If total expenses exceed take-home pay, start by examining the largest category. For most Israelis that is housing. Options include finding a flatmate to split rent, moving to a less expensive neighbourhood, or refinancing a mortgage. Food is the second most flexible category: switching from expensive supermarket chains to discount ones and reducing restaurant spending can save 500 to 1,000 ILS per month. Transport costs can be reduced by using public transit instead of owning a car, which is expensive in Israel due to import duties and fuel prices. If expenses cannot be reduced further, increasing income through side work or career advancement becomes the main lever. This calculator helps you model scenarios: try adjusting each input to see how a 500 ILS reduction in one category changes the overall picture.

Frequently asked questions

How much should I spend on housing in Israel?
A common guideline is to keep housing costs below 30 percent of take-home pay. In Tel Aviv, a one-bedroom apartment in a central neighbourhood typically rents for 7,000 to 9,000 ILS per month in 2025. On a net salary of 14,000 ILS that leaves housing at 50 to 64 percent of income, which forces hard trade-offs in other categories. Moving to peripheral cities such as Beersheba or Haifa can bring rent down to 3,500 to 5,500 ILS and dramatically improve the budget picture.
What is a realistic monthly food budget in Israel in 2025?
A single adult cooking at home in Israel typically spends around 1,800 to 2,500 ILS per month on groceries and household consumables. Eating out regularly adds another 1,000 to 2,000 ILS. Israel has relatively high food prices compared to other OECD countries due to import duties and limited domestic agricultural land. Buying at discount supermarkets such as Rami Levy or Shufersal Deal instead of premium chains can reduce the grocery bill by 20 to 30 percent.
How do I calculate my savings rate?
Your savings rate is the percentage of take-home income that you do not spend. Divide your monthly surplus by your monthly take-home pay and multiply by 100. For example, if you earn 15,000 ILS net and spend 12,000 ILS, your surplus is 3,000 ILS and your savings rate is 20 percent. Most financial planning frameworks suggest targeting at least 10 to 20 percent to build an emergency fund and long-term wealth. Even a 5 percent savings rate is better than a deficit.
What counts as a good monthly budget surplus in Israel?

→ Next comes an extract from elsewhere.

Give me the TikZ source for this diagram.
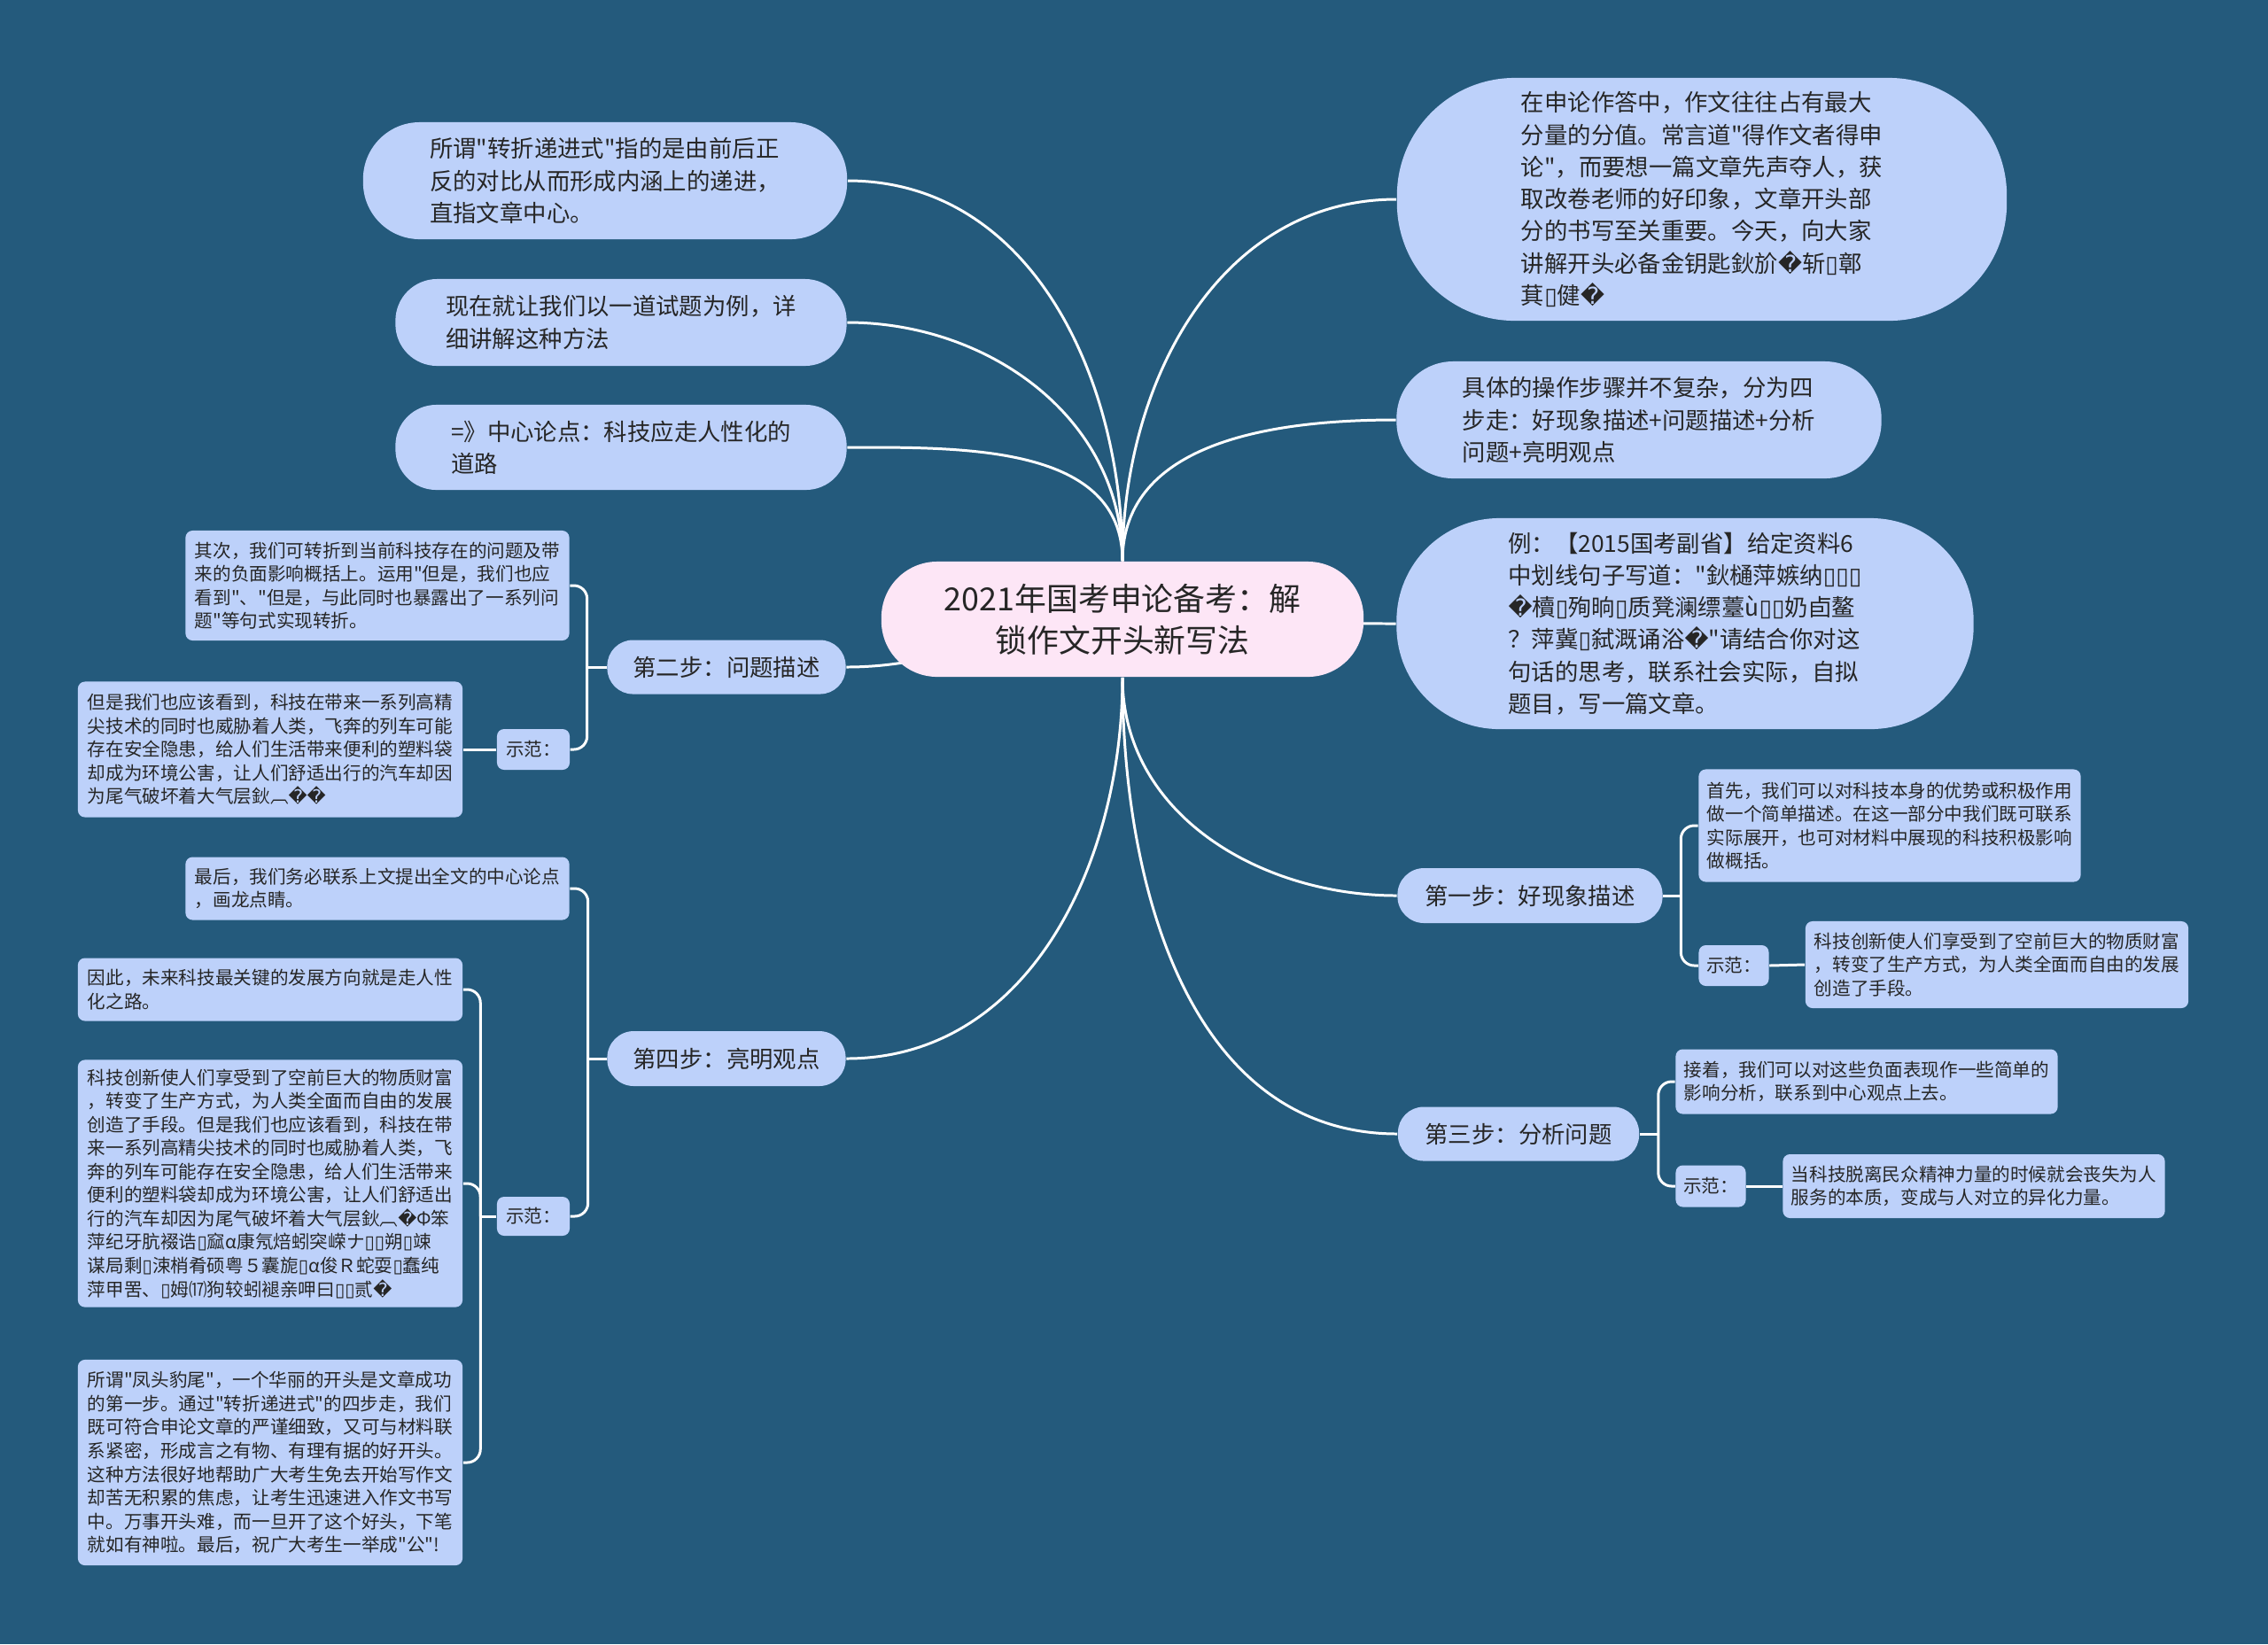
\documentclass[tikz,border=0pt]{standalone}
\usepackage{fontspec}
\newfontfamily\cjkfont{Noto Sans CJK SC}
\newfontfamily\symfont{DejaVu Sans}
\usetikzlibrary{positioning}
\definecolor{bgblue}{HTML}{245A7C}
\definecolor{topicblue}{HTML}{BDD1FA}
\definecolor{rootpink}{HTML}{FDE6F6}
\definecolor{ink}{HTML}{262626}
\newcommand\tofu{{\symfont ▯}}
\newcommand\repl{{\symfont\char"FFFD}}
\newcommand\rootfont{\cjkfont\fontsize{10.2pt}{13.4pt}\selectfont}
\newcommand\topicfont{\cjkfont\fontsize{7.5pt}{10.3pt}\selectfont}
\newcommand\leaffont{\cjkfont\fontsize{5.86pt}{7.55pt}\selectfont}
\pgfdeclarelayer{background}
\pgfsetlayers{background,main}

\begin{document}
\begin{tikzpicture}[
  x=0.01cm, y=-0.01cm,
  link/.style={draw=white, line width=0.85pt},
  bracket/.style={link, rounded corners=0.15cm},
  centre/.style={fill=rootpink, text=ink, font=\rootfont, align=center, inner sep=0pt, minimum width=5.44cm, minimum height=1.30cm, rounded corners=0.63cm},
  topic/.style={fill=topicblue, text=ink, font=\topicfont, align=left, inner sep=0pt, rounded corners=#1},
  leaf/.style={fill=topicblue, text=ink, font=\leaffont, align=left, inner sep=0pt, rounded corners=0.08cm}
]
\begin{pgfonlayer}{background}
\fill[bgblue] (0,0) rectangle (2560,1856);
\end{pgfonlayer}

\node[centre] (root) at (1267,699) {2021年国考申论备考：解\\锁作文开头新写法};

% left side
\node[topic=0.64cm, minimum width=5.46cm, minimum height=1.32cm] (L1) at (683,204) {所谓"转折递进式"指的是由前后正\\反的对比从而形成内涵上的递进，\\直指文章中心。};
\node[topic=0.47cm, minimum width=5.09cm, minimum height=0.98cm] (L2) at (701,364) {现在就让我们以一道试题为例，详\\细讲解这种方法};
\node[topic=0.46cm, minimum width=5.09cm, minimum height=0.96cm] (L3) at (701,505) {=》中心论点：科技应走人性化的\\道路};

\node[topic=0.29cm, minimum width=2.69cm, minimum height=0.61cm, align=center] (S2) at (820,753) {第二步：问题描述};
\node[leaf, minimum width=4.33cm, minimum height=1.24cm] (S2a) at (426,661) {其次，我们可转折到当前科技存在的问题及带\\来的负面影响概括上。运用"但是，我们也应\\看到"、"但是，与此同时也暴露出了一系列问\\题"等句式实现转折。};
\node[leaf, minimum width=0.82cm, minimum height=0.46cm] (S2d) at (602,846) {示范：};
\node[leaf, minimum width=4.34cm, minimum height=1.53cm] (S2e) at (305,846) {但是我们也应该看到，科技在带来一系列高精\\尖技术的同时也威胁着人类，飞奔的列车可能\\存在安全隐患，给人们生活带来便利的塑料袋\\却成为环境公害，让人们舒适出行的汽车却因\\为尾气破坏着大气层鈥︹\repl\repl};

\node[topic=0.30cm, minimum width=2.69cm, minimum height=0.62cm, align=center] (S4) at (820,1195) {第四步：亮明观点};
\node[leaf, minimum width=4.33cm, minimum height=0.71cm] (S4a) at (426,1003) {最后，我们务必联系上文提出全文的中心论点\\，画龙点睛。};
\node[leaf, minimum width=0.82cm, minimum height=0.44cm] (S4d) at (602,1373) {示范：};
\node[leaf, minimum width=4.34cm, minimum height=0.71cm] (S4b) at (305,1117) {因此，未来科技最关键的发展方向就是走人性\\化之路。};
\node[leaf, minimum width=4.34cm, minimum height=2.79cm] (S4c) at (305,1336) {科技创新使人们享受到了空前巨大的物质财富\\，转变了生产方式，为人类全面而自由的发展\\创造了手段。但是我们也应该看到，科技在带\\来一系列高精尖技术的同时也威胁着人类，飞\\奔的列车可能存在安全隐患，给人们生活带来\\便利的塑料袋却成为环境公害，让人们舒适出\\行的汽车却因为尾气破坏着大气层鈥︹\repl Φ笨\\萍纪牙肮裰诰\tofu{}窳α康氖焙蚓突嵘ナ\tofu\tofu{}朔\tofu{}竦\\谋局剩\tofu{}涑梢肴硕粤５囊旎\tofu{}α俊Ｒ蛇耍\tofu{}蠢纯\\萍甲罟、\tofu{}姆⒄狗较蚓褪亲呷曰\tofu\tofu{}贰\repl};
\node[leaf, minimum width=4.34cm, minimum height=2.32cm] (S4e) at (305,1651) {所谓"凤头豹尾"，一个华丽的开头是文章成功\\的第一步。通过"转折递进式"的四步走，我们\\既可符合申论文章的严谨细致，又可与材料联\\系紧密，形成言之有物、有理有据的好开头。\\这种方法很好地帮助广大考生免去开始写作文\\却苦无积累的焦虑，让考生迅速进入作文书写\\中。万事开头难，而一旦开了这个好头，下笔\\就如有神啦。最后，祝广大考生一举成"公"!};

% right side
\node[topic=1.33cm, minimum width=6.88cm, minimum height=2.74cm] (R1) at (1921,225) {在申论作答中，作文往往占有最大\\分量的分值。常言道"得作文者得申\\论"，而要想一篇文章先声夺人，获\\取改卷老师的好印象，文章开头部\\分的书写至关重要。今天，向大家\\讲解开头必备金钥匙鈥斺\repl 斩\tofu{}鄣\\萁\tofu{}健\repl};
\node[topic=0.64cm, minimum width=5.47cm, minimum height=1.32cm] (R2) at (1850,474) {具体的操作步骤并不复杂，分为四\\步走：好现象描述+问题描述+分析\\问题+亮明观点};
\node[topic=1.16cm, minimum width=6.51cm, minimum height=2.38cm] (R3) at (1902,704) {例：【2015国考副省】给定资料6\\中划线句子写道："鈥樋萍嫉纳\tofu\tofu\tofu\\\repl 櫝\tofu{}殉晌\tofu{}质凳澜缥薹ù\tofu\tofu{}奶卣鳌\\？萍冀\tofu{}弑溉诵浴\repl"请结合你对这\\句话的思考，联系社会实际，自拟\\题目，写一篇文章。};

\node[topic=0.30cm, minimum width=2.99cm, minimum height=0.62cm, align=center] (S1) at (1727,1011) {第一步：好现象描述};
\node[leaf, minimum width=4.31cm, minimum height=1.27cm] (S1a) at (2133,932) {首先，我们可以对科技本身的优势或积极作用\\做一个简单描述。在这一部分中我们既可联系\\实际展开，也可对材料中展现的科技积极影响\\做概括。};
\node[leaf, minimum width=0.79cm, minimum height=0.46cm] (S1d) at (1957,1090) {示范：};
\node[leaf, minimum width=4.32cm, minimum height=0.98cm] (S1e) at (2254,1089) {科技创新使人们享受到了空前巨大的物质财富\\，转变了生产方式，为人类全面而自由的发展\\创造了手段。};

\node[topic=0.29cm, minimum width=2.72cm, minimum height=0.61cm, align=center] (S3) at (1714,1280) {第三步：分析问题};
\node[leaf, minimum width=4.31cm, minimum height=0.73cm] (S3a) at (2107,1221) {接着，我们可以对这些负面表现作一些简单的\\影响分析，联系到中心观点上去。};
\node[leaf, minimum width=0.79cm, minimum height=0.47cm] (S3d) at (1931,1339) {示范：};
\node[leaf, minimum width=4.31cm, minimum height=0.72cm] (S3e) at (2228,1339) {当科技脱离民众精神力量的时候就会丧失为人\\服务的本质，变成与人对立的异化力量。};

% branches from the centre
\begin{pgfonlayer}{background}
\draw[link] (root.north) to[out=90,in=0] (L1.east);
\draw[link] (root.north) to[out=90,in=0] (L2.east);
\draw[link] (root.north) to[out=90,in=0] (L3.east);
\draw[link] (root.center) to[out=180,in=0] (S2.east);
\draw[link] (root.south) to[out=270,in=0] (S4.east);
\draw[link] (root.north) to[out=90,in=180] (R1.west);
\draw[link] (root.north) to[out=90,in=180] (R2.west);
\draw[link] (root.center) to[out=0,in=180] (R3.west);
\draw[link] (root.south) to[out=270,in=180] (S1.west);
\draw[link] (root.south) to[out=270,in=180] (S3.west);
\end{pgfonlayer}

% sub-branches
\draw[link] (S2.west) -- ++(-22,0) coordinate (j2);
\draw[bracket] (j2) |- (S2a.east);
\draw[bracket] (j2) |- (S2d.east);
\draw[link] (S2d.west) -- (S2e.east);

\draw[link] (S4.west) -- ++(-21,0) coordinate (j4);
\draw[bracket] (j4) |- (S4a.east);
\draw[bracket] (j4) |- (S4d.east);
\draw[link] (S4d.west) -- ++(-18,0) coordinate (j4d);
\draw[bracket] (j4d) |- (S4b.east);
\draw[bracket] (j4d) |- (S4c.east);
\draw[bracket] (j4d) |- (S4e.east);

\draw[link] (S1.east) -- ++(20,0) coordinate (j1);
\draw[bracket] (j1) |- (S1a.west);
\draw[bracket] (j1) |- (S1d.west);
\draw[link] (S1d.east) -- (S1e.west);

\draw[link] (S3.east) -- ++(21,0) coordinate (j3);
\draw[bracket] (j3) |- (S3a.west);
\draw[bracket] (j3) |- (S3d.west);
\draw[link] (S3d.east) -- (S3e.west);
\end{tikzpicture}
\end{document}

Any positive surplus is a good outcome. A surplus equal to 10 percent or more of take-home pay is a healthy starting point. On a net salary of 14,000 ILS, a 10 percent savings rate means setting aside 1,400 ILS each month. Over a year that is 16,800 ILS, roughly equivalent to a three-month emergency fund for a lean budget. If the calculator shows a deficit, the priority is identifying which expense category offers the most room to reduce, typically housing or discretionary spending.